I grafici amari del male la forza dell'altro Sud
venerdì 11 agosto 2017

Brutto segno quando, dopo un grave fatto di sangue, accanto alla cronaca, compaiono anche i “grafici”. Elencano consorterie e famiglie del crimine, suddividono con esattezza territori di influenza, portano alla ribalta centri minuscoli e sconosciuti che, altrimenti, se non per un marchio d’origine tutto sangue e affari, non comparirebbero neppure nella cartina geografica. Indicano, quel che è peggio, che quelle pallottole avranno un seguito. L’area del Mezzogiorno d’Italia è storicamente devastata da questi cartelli indicatori che sono come aghi velenosi conficcati nelle sue vene. Il triangolo storico mafia-camorra-n’drangheta è ormai più famoso di quello isoscele, ma non racchiude tutte le forme e le sigle criminali che sciaguratamente operano sul terreno. La strage di San Marco in Lamis, con l’uccisione di quattro persone, tra cui due fratelli freddati come semplici testimoni, ha riacceso mercoledì scorso i riflettori su una delle varianti più truci, la mafia del Foggiano, che il capo della Procuratore Antimafia, Roberti, ha definito la «quarta piovra», pur tenendo conto della vicinanza territoriale con la “sacra corona unita”, sigla di più antico e criminale riferimento dell’area pugliese.

Anche lo scenario del delitto di San Marco in Lamis, nella grande e assolata campagna del Gargano, evoca l’ombra di una malavita padrona e onnipresente in un territorio martoriato da 17 omicidi solo dall’inizio dell’anno e infestato da clan a cui si attribuiscono un migliaio di affiliati. Vista e raccontata dai grafici, la storia del Mezzogiorno d’Italia è una storia di ritardi e di fallimenti. Una storia di frustrazioni, una dopo l’altra, a cominciare proprio dalla lotta alla malavita che, non a caso, ha potuto mettervi radici ben salde.

Di fronte a un crimine efferato come quello del Gargano si può essere perciò indotti a pensare a uno sciagurato ma lineare corso delle cose: il Sud e la violenza sono legati da una parentela troppo stretta perché sia possibile dividere le strade.
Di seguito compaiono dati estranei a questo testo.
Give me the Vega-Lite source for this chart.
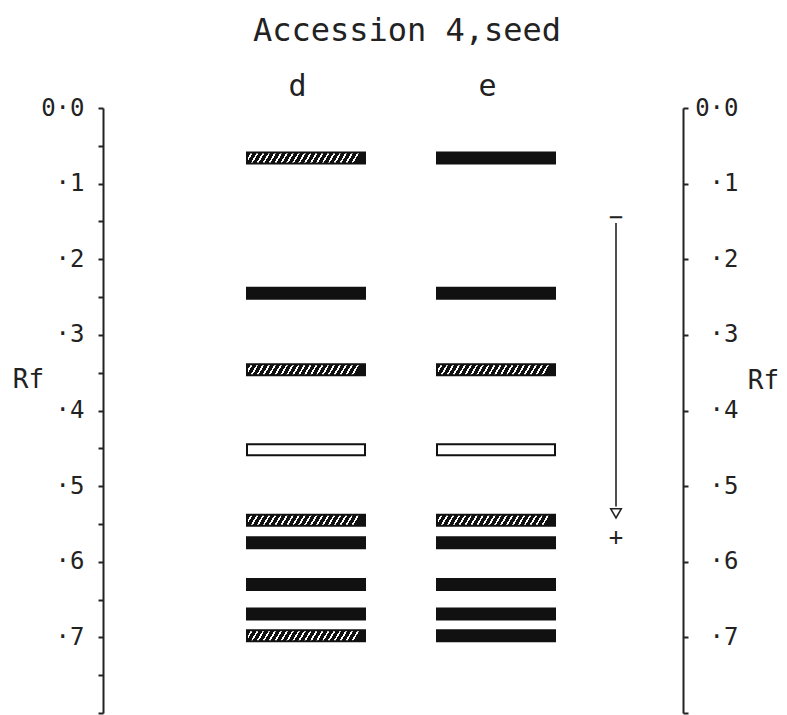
{
  "$schema": "https://vega.github.io/schema/vega-lite/v6.json",
  "width": 580,
  "height": 605,
  "autosize": {"type": "none"},
  "padding": {"left": 103, "top": 108, "right": 104, "bottom": 2},
  "background": "white",
  "config": {
    "view": {"stroke": null},
    "axis": {
      "labelFont": "DejaVu Sans Mono",
      "titleFont": "DejaVu Sans Mono",
      "labelColor": "#222",
      "titleColor": "#222",
      "domainColor": "#222",
      "tickColor": "#222",
      "grid": false,
      "titleFontWeight": "normal"
    },
    "axisTop": {
      "domain": false, "ticks": false, "tickSize": 0,
      "labelFontSize": 30, "labelPadding": 13, "labelBaseline": "alphabetic", "labelOffset": -9,
      "titleFontSize": 32, "titleX": 303.5, "titleY": -68, "titleAlign": "center", "titleBaseline": "alphabetic", "titleAngle": 0
    }
  },
  "datasets": {
    "bands": [
      {"lane": "d", "pos": 203, "rf": 0.066, "stain": "hatched"},
      {"lane": "d", "pos": 203, "rf": 0.245, "stain": "solid"},
      {"lane": "d", "pos": 203, "rf": 0.346, "stain": "hatched"},
      {"lane": "d", "pos": 203, "rf": 0.452, "stain": "open"},
      {"lane": "d", "pos": 203, "rf": 0.545, "stain": "hatched"},
      {"lane": "d", "pos": 203, "rf": 0.575, "stain": "solid"},
      {"lane": "d", "pos": 203, "rf": 0.630, "stain": "solid"},
      {"lane": "d", "pos": 203, "rf": 0.669, "stain": "solid"},
      {"lane": "d", "pos": 203, "rf": 0.698, "stain": "hatched"},
      {"lane": "e", "pos": 393, "rf": 0.066, "stain": "solid"},
      {"lane": "e", "pos": 393, "rf": 0.245, "stain": "solid"},
      {"lane": "e", "pos": 393, "rf": 0.346, "stain": "hatched"},
      {"lane": "e", "pos": 393, "rf": 0.452, "stain": "open"},
      {"lane": "e", "pos": 393, "rf": 0.545, "stain": "hatched"},
      {"lane": "e", "pos": 393, "rf": 0.575, "stain": "solid"},
      {"lane": "e", "pos": 393, "rf": 0.630, "stain": "solid"},
      {"lane": "e", "pos": 393, "rf": 0.669, "stain": "solid"},
      {"lane": "e", "pos": 393, "rf": 0.698, "stain": "solid"}
    ],
    "arrow": [{"pos": 513, "from": 0.152, "to": 0.527, "tip": 0.536}],
    "poles": [
      {"pole": "−", "pos": 513, "rf": 0.145},
      {"pole": "+", "pos": 513, "rf": 0.569}
    ]
  },
  "layer": [
    {
      "data": {"name": "bands"},
      "mark": {"type": "tick", "orient": "horizontal", "size": 118, "thickness": 11, "stroke": "#111", "strokeWidth": 2, "opacity": 1},
      "encoding": {
        "x": {
          "field": "pos", "type": "quantitative",
          "scale": {"domain": [0, 580], "nice": false, "zero": false},
          "axis": {"orient": "top", "values": [203, 393], "labelExpr": "datum.value < 300 ? 'd' : 'e'", "title": "Accession 4,seed"}
        },
        "y": {
          "field": "rf", "type": "quantitative",
          "scale": {"domain": [0, 0.8], "reverse": true, "nice": false, "zero": false},
          "axis": {
            "orient": "left", "title": "Rf",
            "values": [0, 0.05, 0.1, 0.15, 0.2, 0.25, 0.3, 0.35, 0.4, 0.45, 0.5, 0.55, 0.6, 0.65, 0.7, 0.75, 0.8],
            "labelExpr": "datum.value === 0 ? '0·0' : (round(datum.value*100) % 10 === 0 && datum.value < 0.75 ? '·' + round(datum.value*10) : '')",
            "labelFontSize": 24, "labelPadding": 14, "labelBaseline": "middle", "labelAlign": "right",
            "tickSize": 5, "tickWidth": 2, "domainWidth": 2,
            "titleFontSize": 26, "titleAngle": 0, "titleX": -75, "titleY": 279, "titleAlign": "center", "titleBaseline": "alphabetic",
            "labelOverlap": false
          }
        },
        "fill": {
          "condition": [
            {
              "test": "datum.stain === 'hatched'",
              "value": {
                "gradient": "linear", "x1": 0, "y1": 0, "x2": 1, "y2": 0.055,
                "stops": [
                  {"offset": 0, "color": "#111"}, {"offset": 0.034, "color": "#111"}, {"offset": 0.034, "color": "white"}, {"offset": 0.05, "color": "white"},
                  {"offset": 0.05, "color": "#111"}, {"offset": 0.084, "color": "#111"}, {"offset": 0.084, "color": "white"}, {"offset": 0.1, "color": "white"},
                  {"offset": 0.1, "color": "#111"}, {"offset": 0.134, "color": "#111"}, {"offset": 0.134, "color": "white"}, {"offset": 0.15, "color": "white"},
                  {"offset": 0.15, "color": "#111"}, {"offset": 0.184, "color": "#111"}, {"offset": 0.184, "color": "white"}, {"offset": 0.2, "color": "white"},
                  {"offset": 0.2, "color": "#111"}, {"offset": 0.234, "color": "#111"}, {"offset": 0.234, "color": "white"}, {"offset": 0.25, "color": "white"},
                  {"offset": 0.25, "color": "#111"}, {"offset": 0.284, "color": "#111"}, {"offset": 0.284, "color": "white"}, {"offset": 0.3, "color": "white"},
                  {"offset": 0.3, "color": "#111"}, {"offset": 0.334, "color": "#111"}, {"offset": 0.334, "color": "white"}, {"offset": 0.35, "color": "white"},
                  {"offset": 0.35, "color": "#111"}, {"offset": 0.384, "color": "#111"}, {"offset": 0.384, "color": "white"}, {"offset": 0.4, "color": "white"},
                  {"offset": 0.4, "color": "#111"}, {"offset": 0.434, "color": "#111"}, {"offset": 0.434, "color": "white"}, {"offset": 0.45, "color": "white"},
                  {"offset": 0.45, "color": "#111"}, {"offset": 0.484, "color": "#111"}, {"offset": 0.484, "color": "white"}, {"offset": 0.5, "color": "white"},
                  {"offset": 0.5, "color": "#111"}, {"offset": 0.534, "color": "#111"}, {"offset": 0.534, "color": "white"}, {"offset": 0.55, "color": "white"},
                  {"offset": 0.55, "color": "#111"}, {"offset": 0.584, "color": "#111"}, {"offset": 0.584, "color": "white"}, {"offset": 0.6, "color": "white"},
                  {"offset": 0.6, "color": "#111"}, {"offset": 0.634, "color": "#111"}, {"offset": 0.634, "color": "white"}, {"offset": 0.65, "color": "white"},
                  {"offset": 0.65, "color": "#111"}, {"offset": 0.684, "color": "#111"}, {"offset": 0.684, "color": "white"}, {"offset": 0.7, "color": "white"},
                  {"offset": 0.7, "color": "#111"}, {"offset": 0.734, "color": "#111"}, {"offset": 0.734, "color": "white"}, {"offset": 0.75, "color": "white"},
                  {"offset": 0.75, "color": "#111"}, {"offset": 0.784, "color": "#111"}, {"offset": 0.784, "color": "white"}, {"offset": 0.8, "color": "white"},
                  {"offset": 0.8, "color": "#111"}, {"offset": 0.834, "color": "#111"}, {"offset": 0.834, "color": "white"}, {"offset": 0.85, "color": "white"},
                  {"offset": 0.85, "color": "#111"}, {"offset": 0.884, "color": "#111"}, {"offset": 0.884, "color": "white"}, {"offset": 0.9, "color": "white"},
                  {"offset": 0.9, "color": "#111"}, {"offset": 0.934, "color": "#111"}, {"offset": 0.934, "color": "white"}, {"offset": 0.95, "color": "white"},
                  {"offset": 0.95, "color": "#111"}, {"offset": 1, "color": "#111"}
                ]
              }
            },
            {"test": "datum.stain === 'open'", "value": "white"}
          ],
          "value": "#111"
        }
      }
    },
    {
      "layer": [
        {
          "data": {"name": "arrow"},
          "mark": {"type": "rule", "color": "#222", "strokeWidth": 1.6},
          "encoding": {
            "x": {
              "field": "pos", "type": "quantitative",
              "axis": {"orient": "top", "values": [203, 393], "labelExpr": "datum.value < 300 ? 'd' : 'e'", "title": "Accession 4,seed"}
            },
            "y": {
              "field": "from", "type": "quantitative",
              "scale": {"domain": [0, 0.8], "reverse": true, "nice": false, "zero": false},
              "axis": {
                "orient": "right", "title": "Rf",
                "values": [0, 0.05, 0.1, 0.15, 0.2, 0.25, 0.3, 0.35, 0.4, 0.45, 0.5, 0.55, 0.6, 0.65, 0.7, 0.75, 0.8],
                "labelExpr": "datum.value === 0 ? '0·0' : (round(datum.value*100) % 10 === 0 && datum.value < 0.75 ? '·' + round(datum.value*10) : '')",
                "labelFontSize": 24, "labelPadding": 50, "labelBaseline": "middle", "labelAlign": "right",
                "tickSize": 5, "tickWidth": 2, "domainWidth": 2,
                "titleFontSize": 26, "titleAngle": 0, "titleX": 80, "titleY": 280, "titleAlign": "center", "titleBaseline": "alphabetic",
                "labelOverlap": false
              }
            },
            "y2": {"field": "to"}
          }
        },
        {
          "data": {"name": "arrow"},
          "mark": {"type": "point", "shape": "triangle-down", "filled": true, "fill": "white", "stroke": "#222", "strokeWidth": 1.6, "size": 110, "opacity": 1},
          "encoding": {
            "x": {
              "field": "pos", "type": "quantitative",
              "axis": {"orient": "top", "values": [203, 393], "labelExpr": "datum.value < 300 ? 'd' : 'e'", "title": "Accession 4,seed"}
            },
            "y": {"field": "tip", "type": "quantitative", "title": "Rf"}
          }
        },
        {
          "data": {"name": "poles"},
          "mark": {"type": "text", "font": "DejaVu Sans Mono", "fontSize": 24, "color": "#222", "baseline": "middle", "align": "center"},
          "encoding": {
            "x": {
              "field": "pos", "type": "quantitative",
              "axis": {"orient": "top", "values": [203, 393], "labelExpr": "datum.value < 300 ? 'd' : 'e'", "title": "Accession 4,seed"}
            },
            "y": {"field": "rf", "type": "quantitative", "title": "Rf"},
            "text": {"field": "pole"}
          }
        }
      ]
    }
  ],
  "resolve": {"scale": {"y": "independent"}}
}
È a questo punto, come un meccanismo collaudato, che le cifre, e i grafici – anche in questo campo – vengono usati come sentenze di condanna. Il Sud inchiodato alle croci della statistica è un classico, ma ora finalmente anche uno stereotipo almeno vago. Non che i numeri vadano messi da parte. Ma ciò che non si può più ignorare, è che la schiera di chi non si rassegna alla violenza come naturale corso delle cose, è diventata sempre più vasta. Ha preso coraggio. Si è accorta che, come il silenzio, anche il fatalismo era d’ostacolo, alla speranza e così si è messa di traverso finanche alle statistiche per dire, e gridare, che il Sud è un orizzonte molto più vasto dei suoi drammi, delle sue tragedie, perfino dei suoi ritardi e delle sue incongruenze.

Quel che i grafici non possono testimoniare è che questa rinascita non è stata portata dal vento, ma costruita con dedizione e costanza, attraverso sacrifici e sconfitte. Non è solo un fatto di nuove generazioni, per quanto siano naturalmente esse a capo di ogni svolta: la speranza ha preso piede in un ambiente educativo vasto che ha fatto “rete” di per sé, incrociando l’impegno delle chiese locali, la loro pastoralità – sostenuta come non mai dalla Chiesa nazionale e dal pontificato di Francesco – con le attività di un volontariato più attento ai valori di un territorio chiamato a sfide sempre più esigenti.

Non è difficile vedere come anche lo Stato, il grande assente di una “questione meridionale” largamente messa da parte, si sia trovato in qualche modo “tirato” dentro a una realtà che, pur in silenzio e senza enfasi, sta prendendo la forma di un progetto. E tanto più valido perché non studiato a tavolino. Mentre la cronaca del giorno riporta all’orrore del Gargano, occorre anche non dimenticare che la storia, da queste parti, segnala altro: la più grande opera di salvataggio di vite umane nell’uno e nell’altro dei tanti porti delle città meridionali. Bel segno che dopo atti di ribellione – al malaffare, ai soprusi, alle intimidazioni come all’“Avvenire di Calabria”, e a tutto ciò che cerca di mettere tra parentesi la legalità – comincino ad apparire i grafici che danno conto dell’estensione e della capillarità delle associazioni e degli organismi di solidarietà operanti nel Mezzogiorno. Indica, quel che conta, che il bene ha futuro.